◆ WHAT IS NEEDED: Begin with the opening line of the records and extract each line through the one holding "var FONT = 'Noto Sans';"; pictures are not part of the copy.

◆ Source code of charts:
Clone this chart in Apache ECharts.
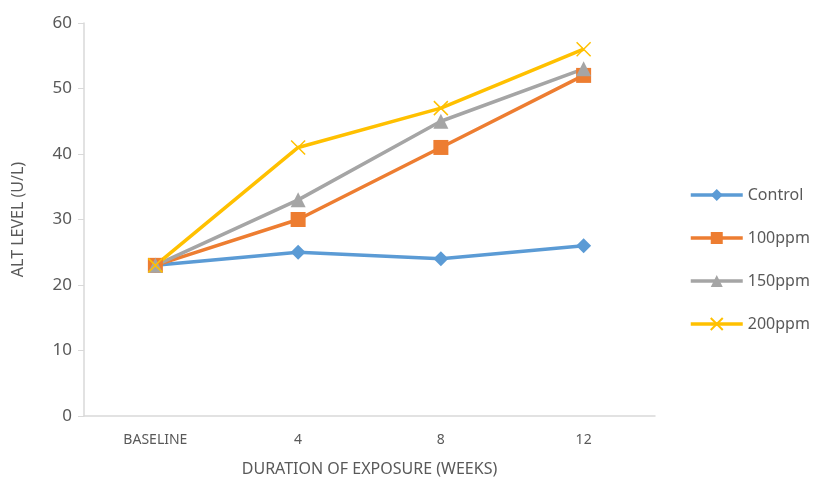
<!DOCTYPE html>
<html><head><meta charset="utf-8">
<script src="https://cdn.jsdelivr.net/npm/echarts@6/dist/echarts.min.js"></script>
<style>html,body{margin:0;padding:0;background:#fff}#c{width:825px;height:485px}</style>
</head><body><div id="c"></div>
<script>
var categories = ['BASELINE', '4', '8', '12'];
var control = [23, 25, 24, 26];
var ppm100 = [23, 30, 41, 52];
var ppm150 = [23, 33, 45, 53];
var ppm200 = [23, 41, 47, 56];
var seriesNames = ['Control', '100ppm', '150ppm', '200ppm'];
var colors = ['#5B9BD5', '#ED7D31', '#A5A5A5', '#FFC000'];
var FONT = 'Noto Sans';

function mk(name, data, color, symbol, size, extra) {
  var s = {
    name: name, type: 'line', data: data, symbol: symbol, symbolSize: size,
    lineStyle: { color: color, width: 3.5 },
    itemStyle: { color: color },
    z: 2
  };
  if (extra) Object.assign(s, extra);
  return s;
}
var xPath = 'path://M0,0L10,10M10,0L0,10';
var chart = echarts.init(document.getElementById('c'));
chart.setOption({
  animation: false,
  textStyle: { fontFamily: FONT },
  grid: { left: 84, right: 170, top: 23, bottom: 69 },
  legend: {
    orient: 'vertical', left: 684, top: 182,
    itemWidth: 52, itemHeight: 15, itemGap: 27,
    lineStyle: { width: 3.5 },
    textStyle: { fontSize: 16, color: '#595959', fontFamily: FONT },
    data: seriesNames
  },
  xAxis: {
    type: 'category', data: categories, boundaryGap: true,
    axisLine: { lineStyle: { color: '#D9D9D9', width: 1.5 } },
    axisTick: { show: false },
    axisLabel: { color: '#595959', fontSize: 14, margin: 17 },
    name: 'DURATION OF EXPOSURE (WEEKS)', nameLocation: 'middle', nameGap: 45,
    nameTextStyle: { color: '#595959', fontSize: 16 }
  },
  yAxis: {
    type: 'value', min: 0, max: 60, interval: 10,
    axisLine: { show: true, lineStyle: { color: '#D9D9D9', width: 1.5 } },
    axisTick: { show: true, length: 6, lineStyle: { color: '#D9D9D9' } },
    splitLine: { show: false },
    axisLabel: { color: '#595959', fontSize: 17, margin: 12 },
    name: 'ALT LEVEL (U/L)', nameLocation: 'middle', nameGap: 58,
    nameTextStyle: { color: '#595959', fontSize: 16 }
  },
  series: [
    mk('Control', control, colors[0], 'diamond', 15),
    mk('100ppm', ppm100, colors[1], 'rect', 15),
    mk('150ppm', ppm150, colors[2], 'triangle', 15),
    mk('200ppm', ppm200, colors[3], xPath, 14, { itemStyle: { color: colors[3], borderColor: colors[3], borderWidth: 1.5 } })
  ]
});
</script></body></html>
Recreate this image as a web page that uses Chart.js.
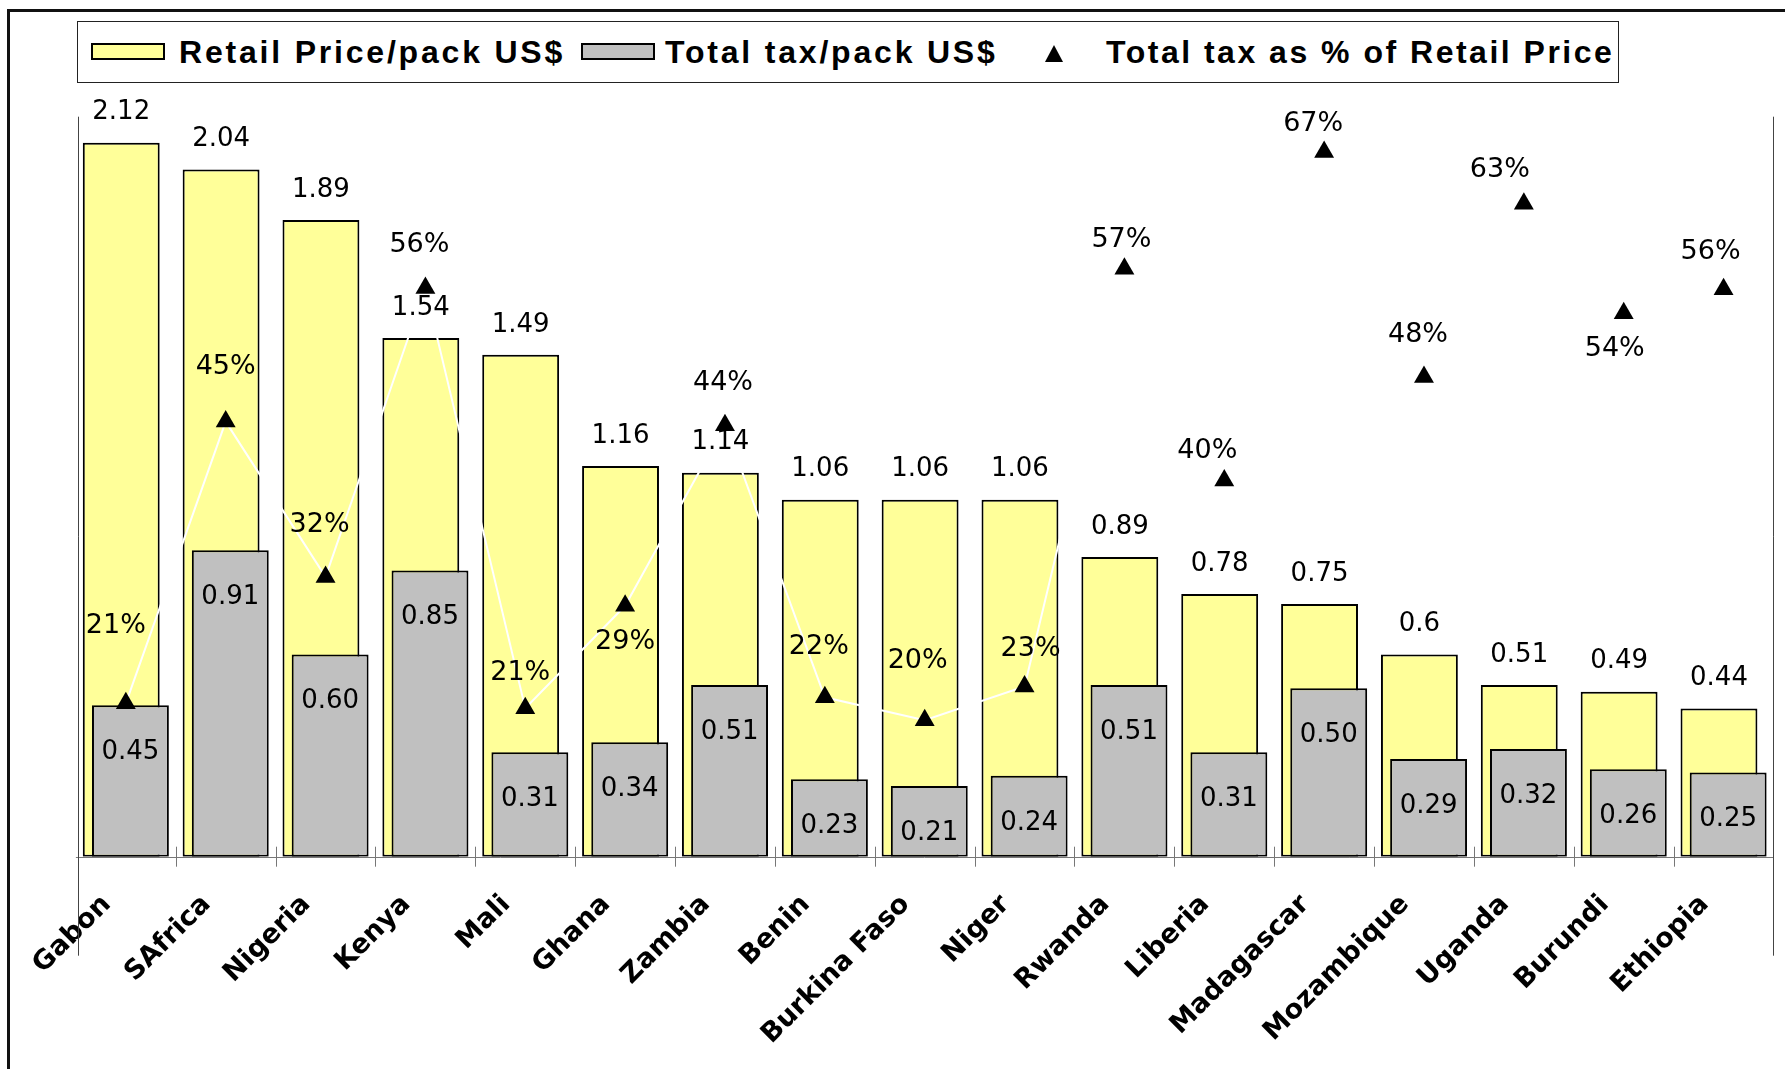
<!DOCTYPE html>
<html>
<head>
<meta charset="utf-8">
<script src="https://cdn.jsdelivr.net/npm/chart.js@4/dist/chart.umd.min.js"></script>
<style>
  html, body { margin: 0; padding: 0; background: #fff; }
  #wrap { position: relative; width: 1785px; height: 1069px; overflow: hidden; }
  #frame { position: absolute; left: 7px; top: 9px; width: 3000px; height: 3000px; border-left: 3px solid #111; border-top: 3px solid #111; }
  #chartBox { position: absolute; left: 0; top: 0; width: 1785px; height: 1069px; }
  #legend { position: absolute; left: 77px; top: 21px; width: 1540px; height: 60px; border: 1px solid #222; background: #fff; }
  .sw { position: absolute; top: 43px; width: 70px; height: 13px; border: 2px solid #000; }
  .lt { position: absolute; top: 36px; font: bold 32px "Liberation Sans", Arial, sans-serif; line-height: 32px; letter-spacing: 2.8px; color: #000; white-space: nowrap; }
  .tri { position: absolute; left: 1045px; top: 45px; width: 0; height: 0; border-left: 9px solid transparent; border-right: 9px solid transparent; border-bottom: 17px solid #000; }
</style>
</head>
<body>
<div id="wrap">
  <div id="frame"></div>
  <div id="chartBox"><canvas id="chart"></canvas></div>
  <div id="legend"></div>
  <div class="sw" id="sw1" style="left:91px"></div>
  <span class="lt" id="lt1" style="left:179px"></span>
  <div class="sw" id="sw2" style="left:581px"></div>
  <span class="lt" id="lt2" style="left:665px"></span>
  <div class="tri"></div>
  <span class="lt" id="lt3" style="left:1106px; letter-spacing: 2.5px"></span>
</div>
<script>
// --- DATA ---
const countries = ['Gabon', 'SAfrica', 'Nigeria', 'Kenya', 'Mali', 'Ghana', 'Zambia', 'Benin', 'Burkina Faso',
  'Niger', 'Rwanda', 'Liberia', 'Madagascar', 'Mozambique', 'Uganda', 'Burundi', 'Ethiopia'];
const retailPrice = [2.12, 2.04, 1.89, 1.54, 1.49, 1.16, 1.14, 1.06, 1.06, 1.06, 0.89, 0.78, 0.75, 0.6, 0.51, 0.49, 0.44];
const totalTax = [0.45, 0.91, 0.60, 0.85, 0.31, 0.34, 0.51, 0.23, 0.21, 0.24, 0.51, 0.31, 0.50, 0.29, 0.32, 0.26, 0.25];
const taxShare = [0.212, 0.446, 0.317, 0.557, 0.208, 0.293, 0.443, 0.217, 0.198, 0.226, 0.573, 0.397, 0.670, 0.483, 0.627, 0.536, 0.556];
const seriesNames = ['Retail Price/pack US$', 'Total tax/pack US$', 'Total tax as % of Retail Price'];

// placement of the % labels around each triangle (px, hand placed in the original)
const pctLabelOffsets = [[-10, -77], [0, -55], [-6, -52], [-6, -43], [-5, -35], [0, 36], [-2, -42], [-6, -50],
  [-7, -59], [6, -37], [-3, -29], [-17, -30], [-11, -28], [-6, -42], [-24, -34], [-9, 36], [-13, -37]];

const YELLOW = '#FFFF99';
const GREY = '#C0C0C0';
const FONT = '"DejaVu Sans", Verdana, sans-serif';

// --- LEGEND ---
document.getElementById('sw1').style.background = YELLOW;
document.getElementById('sw2').style.background = GREY;
document.getElementById('lt1').textContent = seriesNames[0];
document.getElementById('lt2').textContent = seriesNames[1];
document.getElementById('lt3').textContent = seriesNames[2];

// --- PLUGIN : axe, graduations, étiquettes ---
const decorPlugin = {
  id: 'decor',
  beforeDatasetsDraw(chart) {
    const { ctx, chartArea: { left, right, top, bottom } } = chart;
    const w = (right - left) / countries.length;
    ctx.save();
    ctx.lineWidth = 1;
    ctx.strokeStyle = '#777';
    ctx.beginPath();
    ctx.moveTo(left, Math.round(bottom) + 0.5);
    ctx.lineTo(right, Math.round(bottom) + 0.5);
    ctx.stroke();
    for (let i = 1; i < countries.length; i++) {
      const xp = Math.round(left + i * w) + 0.5;
      ctx.beginPath();
      ctx.moveTo(xp, bottom - 10);
      ctx.lineTo(xp, bottom + 10);
      ctx.stroke();
    }
    ctx.strokeStyle = '#444';
    [left + 2, right - 1].forEach(xx => {
      const xp = Math.round(xx) + 0.5;
      ctx.beginPath();
      ctx.moveTo(xp, top + 1);
      ctx.lineTo(xp, bottom + 99);
      ctx.stroke();
    });
    ctx.restore();
  },
  afterDatasetsDraw(chart) {
    const { ctx } = chart;
    ctx.save();
    ctx.fillStyle = '#000';
    ctx.textAlign = 'center';
    ctx.textBaseline = 'middle';
    ctx.font = '26px ' + FONT;
    chart.getDatasetMeta(0).data.forEach((el, i) => {
      ctx.fillText(String(retailPrice[i]), el.x, el.y - 30);
    });
    chart.getDatasetMeta(1).data.forEach((el, i) => {
      ctx.fillText(totalTax[i].toFixed(2), el.x, el.y + 47);
    });
    ctx.font = '27px ' + FONT;
    chart.getDatasetMeta(2).data.forEach((el, i) => {
      const [dx, dy] = pctLabelOffsets[i];
      ctx.fillText(Math.round(taxShare[i] * 100) + '%', el.x + dx, el.y + dy);
    });
    ctx.restore();
  }
};

// --- CHART ---
new Chart(document.getElementById('chart'), {
  type: 'bar',
  data: {
    labels: countries,
    datasets: [
      { label: seriesNames[0], data: retailPrice, backgroundColor: YELLOW, borderColor: '#000', borderWidth: 2,
        borderSkipped: false, stack: 'price', order: 2, yAxisID: 'y' },
      { label: seriesNames[1], data: totalTax, backgroundColor: GREY, borderColor: '#000', borderWidth: 2,
        borderSkipped: false, stack: 'tax', order: 1, yAxisID: 'y' },
      { type: 'line', label: seriesNames[2], data: taxShare, yAxisID: 'y2', order: 0,
        borderColor: '#fff', borderWidth: 2, tension: 0,
        pointStyle: 'triangle', pointRadius: 11.5, pointBackgroundColor: '#000', pointBorderColor: '#000', pointBorderWidth: 0 }
    ]
  },
  options: {
    responsive: true, maintainAspectRatio: false, animation: false,
    // negative percentages flip the two slots: grey (drawn on top) lands on the right
    categoryPercentage: -0.184, barPercentage: -8.37,
    layout: { padding: { left: 75.9, right: 9.1, top: 115.7, bottom: 0 } },
    plugins: { legend: { display: false }, tooltip: { enabled: false } },
    scales: {
      x: {
        grid: { display: false, drawTicks: false }, border: { display: false },
        ticks: { autoSkip: false, minRotation: 45, maxRotation: 45, padding: 32, labelOffset: -19, color: '#000',
          font: { family: FONT, size: 27, weight: 'bold' } },
        afterFit: s => { s.height = 1069 - 856.7; }
      },
      y: { display: false, min: 0, max: 2.2 },
      y2: { display: false, position: 'right', min: 0.0846, max: 0.7001 }
    }
  },
  plugins: [decorPlugin]
});
</script>
</body>
</html>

◆ RIGHT ANSWER:
Clone this chart in Apache ECharts.
<!DOCTYPE html>
<html><head><meta charset="utf-8">
<script src="https://cdn.jsdelivr.net/npm/echarts@6/dist/echarts.min.js"></script>
<style>html,body{margin:0;padding:0;background:#fff}#c{width:825px;height:485px}</style>
</head><body><div id="c"></div>
<script>
var categories = ['BASELINE', '4', '8', '12'];
var control = [23, 25, 24, 26];
var ppm100 = [23, 30, 41, 52];
var ppm150 = [23, 33, 45, 53];
var ppm200 = [23, 41, 47, 56];
var seriesNames = ['Control', '100ppm', '150ppm', '200ppm'];
var colors = ['#5B9BD5', '#ED7D31', '#A5A5A5', '#FFC000'];
var FONT = 'Noto Sans';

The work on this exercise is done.